● **Short problem**
All the data should be repeated exactly. Any image in it is left out.

● **Information supplied**
····················

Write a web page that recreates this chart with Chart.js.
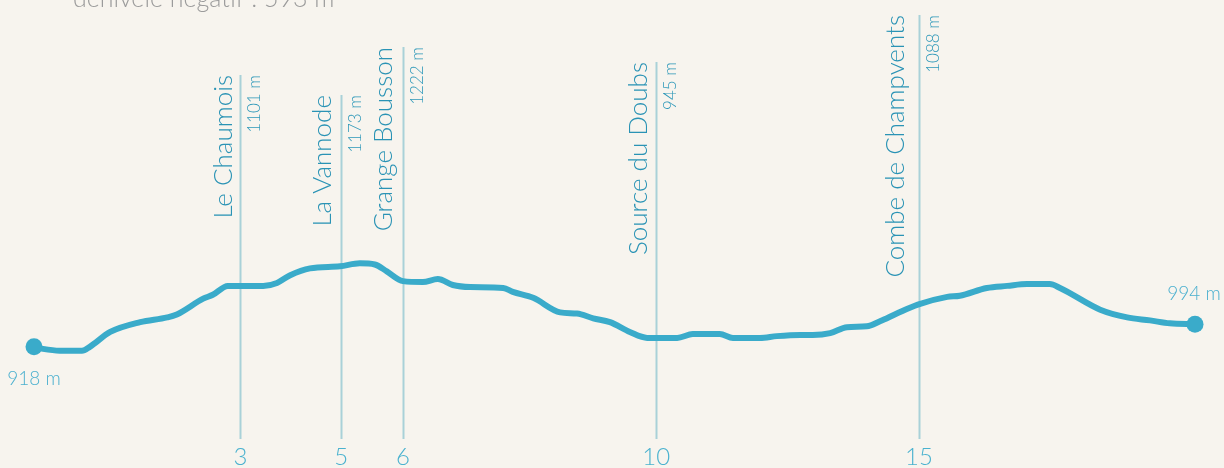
<!DOCTYPE html>
<html>
<head>
<meta charset="utf-8">
<script src="https://cdn.jsdelivr.net/npm/chart.js@4/dist/chart.umd.min.js"></script>
<style>
    html, body { margin: 0; padding: 0; background: #f7f4ee; }
    #cadre { width: 1224px; height: 468px; position: relative; }
</style>
</head>
<body>
<div id="cadre"><canvas id="profil"></canvas></div>
<script>
// Profil altimétrique : distance (km) / altitude (m)
const distancesKm = [0, 0.15, 0.43, 0.80, 0.93, 1.27, 1.77, 2.22, 2.38, 2.82, 2.98, 3.23, 3.82, 4.05, 4.27,
    4.60, 5.10, 5.43, 5.68, 5.88, 6.15, 6.48, 6.73, 6.98, 7.27, 7.82, 7.98, 8.32, 8.77, 9.05,
    9.32, 9.60, 9.93, 10.22, 10.72, 10.98, 11.43, 11.65, 12.10, 12.38, 12.77, 12.98, 13.27, 13.55, 13.88,
    14.10, 14.38, 14.73, 15.22, 15.43, 15.88, 16.22, 16.55, 16.93, 17.10, 17.77, 18.22, 18.60, 18.93, 19.35];
const altitudes = [918, 911, 905, 905, 918, 968, 1001, 1017, 1027, 1080, 1093, 1123, 1123, 1133, 1159,
    1182, 1189, 1199, 1195, 1172, 1139, 1136, 1146, 1126, 1119, 1116, 1103, 1083, 1034, 1030,
    1014, 1001, 968, 948, 948, 961, 961, 948, 948, 954, 958, 958, 964, 984, 987,
    1004, 1030, 1060, 1086, 1090, 1116, 1123, 1129, 1129, 1116, 1043, 1017, 1007, 997, 994];

// Points de passage
const waypointNames = ['Le Chaumois', 'La Vannode', 'Grange Bousson', 'Source du Doubs', 'Combe de Champvents'];
const waypointKm = [3.44, 5.12, 6.15, 10.37, 14.75];
const waypointAltitudes = [1101, 1173, 1222, 945, 1088];
const tickLabels = ['3', '5', '6', '10', '15'];

const titreDenivele = 'dénivelé négatif : 593 m';

const POLICE = 'Lato, "Open Sans", sans-serif';
const couleurTrace = '#3aabca';
const couleurRepere = '#a9d1d8';
const couleurNom = '#2a93b5';

const pluginDecor = {
    id: 'decor',
    beforeDraw(chart) {
        const ctx = chart.ctx;
        ctx.save();
        ctx.fillStyle = '#f7f4ee';
        ctx.fillRect(0, 0, chart.width, chart.height);
        // titre coupé en haut
        ctx.fillStyle = '#9b9b9b';
        ctx.font = `300 25px ${POLICE}`;
        ctx.textAlign = 'left';
        ctx.textBaseline = 'alphabetic';
        ctx.fillText(titreDenivele, 73, 7);
        ctx.restore();
    },
    beforeDatasetsDraw(chart, args, opts) {
        const ctx = chart.ctx;
        const x = chart.scales.x;
        const bas = chart.chartArea.bottom;
        ctx.save();
        waypointKm.forEach((km, i) => {
            const px = Math.round(x.getPixelForValue(km)) + 0.5;
            const haut = opts.hauts[i];
            ctx.strokeStyle = couleurRepere;
            ctx.lineWidth = 2;
            ctx.beginPath();
            ctx.moveTo(px, haut);
            ctx.lineTo(px, bas);
            ctx.stroke();

            // nom du lieu
            ctx.save();
            ctx.translate(px - opts.ecarts[i], haut);
            ctx.rotate(-Math.PI / 2);
            ctx.fillStyle = couleurNom;
            ctx.font = `300 26px ${POLICE}`;
            ctx.textAlign = 'right';
            ctx.textBaseline = 'alphabetic';
            ctx.fillText(waypointNames[i], 0, 0);
            ctx.restore();

            // altitude
            ctx.save();
            ctx.translate(px + 19, haut);
            ctx.rotate(-Math.PI / 2);
            ctx.fillStyle = '#2e98b9';
            ctx.font = `300 17px ${POLICE}`;
            ctx.textAlign = 'right';
            ctx.textBaseline = 'alphabetic';
            ctx.fillText(`${waypointAltitudes[i]} m`, 0, 0);
            ctx.restore();
        });
        ctx.restore();
    },
    afterDatasetsDraw(chart) {
        const ctx = chart.ctx;
        const x = chart.scales.x;
        const y = chart.scales.y;
        const dernier = altitudes.length - 1;
        ctx.save();
        ctx.fillStyle = '#4bb0cf';
        ctx.font = `300 19px ${POLICE}`;
        ctx.textAlign = 'center';
        ctx.textBaseline = 'alphabetic';
        ctx.fillText(`${altitudes[0]} m`, x.getPixelForValue(distancesKm[0]), y.getPixelForValue(altitudes[0]) + 38);
        ctx.fillText(`${altitudes[dernier]} m`, x.getPixelForValue(distancesKm[dernier]) - 1, y.getPixelForValue(altitudes[dernier]) - 24);
        ctx.restore();
    }
};

const points = distancesKm.map((d, i) => ({ x: d, y: altitudes[i] }));

new Chart(document.getElementById('profil').getContext('2d'), {
    type: 'line',
    data: {
        datasets: [
            {
                data: points,
                borderColor: couleurTrace,
                backgroundColor: couleurTrace,
                borderWidth: 6,
                borderCapStyle: 'round',
                borderJoinStyle: 'round',
                cubicInterpolationMode: 'monotone',
                fill: false,
                clip: false,
                pointRadius: (c) => (c.dataIndex === 0 || c.dataIndex === altitudes.length - 1 ? 8.5 : 0),
                pointHoverRadius: 0,
                pointBorderWidth: 0,
            },
        ],
    },
    options: {
        responsive: true,
        maintainAspectRatio: false,
        animation: false,
        events: [],
        layout: { padding: { left: 34, right: 29, top: 0, bottom: -7 } },
        plugins: {
            legend: { display: false },
            tooltip: { enabled: false },
            decor: {
                hauts: [75, 95, 47, 62, 15],
                ecarts: [9, 11, 12, 10, 16],
            },
        },
        scales: {
            x: {
                type: 'linear',
                min: 0,
                max: 19.35,
                afterBuildTicks: (scale) => {
                    scale.ticks = waypointKm.map((v) => ({ value: v }));
                },
                grid: { display: false, drawTicks: false },
                border: { display: false },
                ticks: {
                    autoSkip: false,
                    maxRotation: 0,
                    padding: 6,
                    color: '#4ab2cf',
                    font: { family: POLICE, size: 24, weight: '300', lineHeight: 1.0 },
                    callback: (v, i) => tickLabels[i],
                },
            },
            y: {
                display: false,
                min: 608,
                max: 2056,
            },
        },
    },
    plugins: [pluginDecor],
});
</script>
</body>
</html>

····················

● **The result**
Write a web page that recreates this chart with Chart.js.
<!DOCTYPE html>
<html>
<head>
<meta charset="utf-8">
<script src="https://cdn.jsdelivr.net/npm/chart.js@4/dist/chart.umd.min.js"></script>
<style>
    html, body { margin: 0; padding: 0; background: #f7f4ee; }
    #cadre { width: 1224px; height: 468px; position: relative; }
</style>
</head>
<body>
<div id="cadre"><canvas id="profil"></canvas></div>
<script>
// Profil altimétrique : distance (km) / altitude (m)
const distancesKm = [0, 0.15, 0.43, 0.80, 0.93, 1.27, 1.77, 2.22, 2.38, 2.82, 2.98, 3.23, 3.82, 4.05, 4.27,
    4.60, 5.10, 5.43, 5.68, 5.88, 6.15, 6.48, 6.73, 6.98, 7.27, 7.82, 7.98, 8.32, 8.77, 9.05,
    9.32, 9.60, 9.93, 10.22, 10.72, 10.98, 11.43, 11.65, 12.10, 12.38, 12.77, 12.98, 13.27, 13.55, 13.88,
    14.10, 14.38, 14.73, 15.22, 15.43, 15.88, 16.22, 16.55, 16.93, 17.10, 17.77, 18.22, 18.60, 18.93, 19.35];
const altitudes = [918, 911, 905, 905, 918, 968, 1001, 1017, 1027, 1080, 1093, 1123, 1123, 1133, 1159,
    1182, 1189, 1199, 1195, 1172, 1139, 1136, 1146, 1126, 1119, 1116, 1103, 1083, 1034, 1030,
    1014, 1001, 968, 948, 948, 961, 961, 948, 948, 954, 958, 958, 964, 984, 987,
    1004, 1030, 1060, 1086, 1090, 1116, 1123, 1129, 1129, 1116, 1043, 1017, 1007, 997, 994];

// Points de passage
const waypointNames = ['Le Chaumois', 'La Vannode', 'Grange Bousson', 'Source du Doubs', 'Combe de Champvents'];
const waypointKm = [3.44, 5.12, 6.15, 10.37, 14.75];
const waypointAltitudes = [1101, 1173, 1222, 945, 1088];
const tickLabels = ['3', '5', '6', '10', '15'];

const titreDenivele = 'dénivelé négatif : 593 m';

const POLICE = 'Lato, "Open Sans", sans-serif';
const couleurTrace = '#3aabca';
const couleurRepere = '#a9d1d8';
const couleurNom = '#2a93b5';

const pluginDecor = {
    id: 'decor',
    beforeDraw(chart) {
        const ctx = chart.ctx;
        ctx.save();
        ctx.fillStyle = '#f7f4ee';
        ctx.fillRect(0, 0, chart.width, chart.height);
        // titre coupé en haut
        ctx.fillStyle = '#9b9b9b';
        ctx.font = `300 25px ${POLICE}`;
        ctx.textAlign = 'left';
        ctx.textBaseline = 'alphabetic';
        ctx.fillText(titreDenivele, 73, 7);
        ctx.restore();
    },
    beforeDatasetsDraw(chart, args, opts) {
        const ctx = chart.ctx;
        const x = chart.scales.x;
        const bas = chart.chartArea.bottom;
        ctx.save();
        waypointKm.forEach((km, i) => {
            const px = Math.round(x.getPixelForValue(km)) + 0.5;
            const haut = opts.hauts[i];
            ctx.strokeStyle = couleurRepere;
            ctx.lineWidth = 2;
            ctx.beginPath();
            ctx.moveTo(px, haut);
            ctx.lineTo(px, bas);
            ctx.stroke();

            // nom du lieu
            ctx.save();
            ctx.translate(px - opts.ecarts[i], haut);
            ctx.rotate(-Math.PI / 2);
            ctx.fillStyle = couleurNom;
            ctx.font = `300 26px ${POLICE}`;
            ctx.textAlign = 'right';
            ctx.textBaseline = 'alphabetic';
            ctx.fillText(waypointNames[i], 0, 0);
            ctx.restore();

            // altitude
            ctx.save();
            ctx.translate(px + 19, haut);
            ctx.rotate(-Math.PI / 2);
            ctx.fillStyle = '#2e98b9';
            ctx.font = `300 17px ${POLICE}`;
            ctx.textAlign = 'right';
            ctx.textBaseline = 'alphabetic';
            ctx.fillText(`${waypointAltitudes[i]} m`, 0, 0);
            ctx.restore();
        });
        ctx.restore();
    },
    afterDatasetsDraw(chart) {
        const ctx = chart.ctx;
        const x = chart.scales.x;
        const y = chart.scales.y;
        const dernier = altitudes.length - 1;
        ctx.save();
        ctx.fillStyle = '#4bb0cf';
        ctx.font = `300 19px ${POLICE}`;
        ctx.textAlign = 'center';
        ctx.textBaseline = 'alphabetic';
        ctx.fillText(`${altitudes[0]} m`, x.getPixelForValue(distancesKm[0]), y.getPixelForValue(altitudes[0]) + 38);
        ctx.fillText(`${altitudes[dernier]} m`, x.getPixelForValue(distancesKm[dernier]) - 1, y.getPixelForValue(altitudes[dernier]) - 24);
        ctx.restore();
    }
};

const points = distancesKm.map((d, i) => ({ x: d, y: altitudes[i] }));

new Chart(document.getElementById('profil').getContext('2d'), {
    type: 'line',
    data: {
        datasets: [
            {
                data: points,
                borderColor: couleurTrace,
                backgroundColor: couleurTrace,
                borderWidth: 6,
                borderCapStyle: 'round',
                borderJoinStyle: 'round',
                cubicInterpolationMode: 'monotone',
                fill: false,
                clip: false,
                pointRadius: (c) => (c.dataIndex === 0 || c.dataIndex === altitudes.length - 1 ? 8.5 : 0),
                pointHoverRadius: 0,
                pointBorderWidth: 0,
            },
        ],
    },
    options: {
        responsive: true,
        maintainAspectRatio: false,
        animation: false,
        events: [],
        layout: { padding: { left: 34, right: 29, top: 0, bottom: -7 } },
        plugins: {
            legend: { display: false },
            tooltip: { enabled: false },
            decor: {
                hauts: [75, 95, 47, 62, 15],
                ecarts: [9, 11, 12, 10, 16],
            },
        },
        scales: {
            x: {
                type: 'linear',
                min: 0,
                max: 19.35,
                afterBuildTicks: (scale) => {
                    scale.ticks = waypointKm.map((v) => ({ value: v }));
                },
                grid: { display: false, drawTicks: false },
                border: { display: false },
                ticks: {
                    autoSkip: false,
                    maxRotation: 0,
                    padding: 6,
                    color: '#4ab2cf',
                    font: { family: POLICE, size: 24, weight: '300', lineHeight: 1.0 },
                    callback: (v, i) => tickLabels[i],
                },
            },
            y: {
                display: false,
                min: 608,
                max: 2056,
            },
        },
    },
    plugins: [pluginDecor],
});
</script>
</body>
</html>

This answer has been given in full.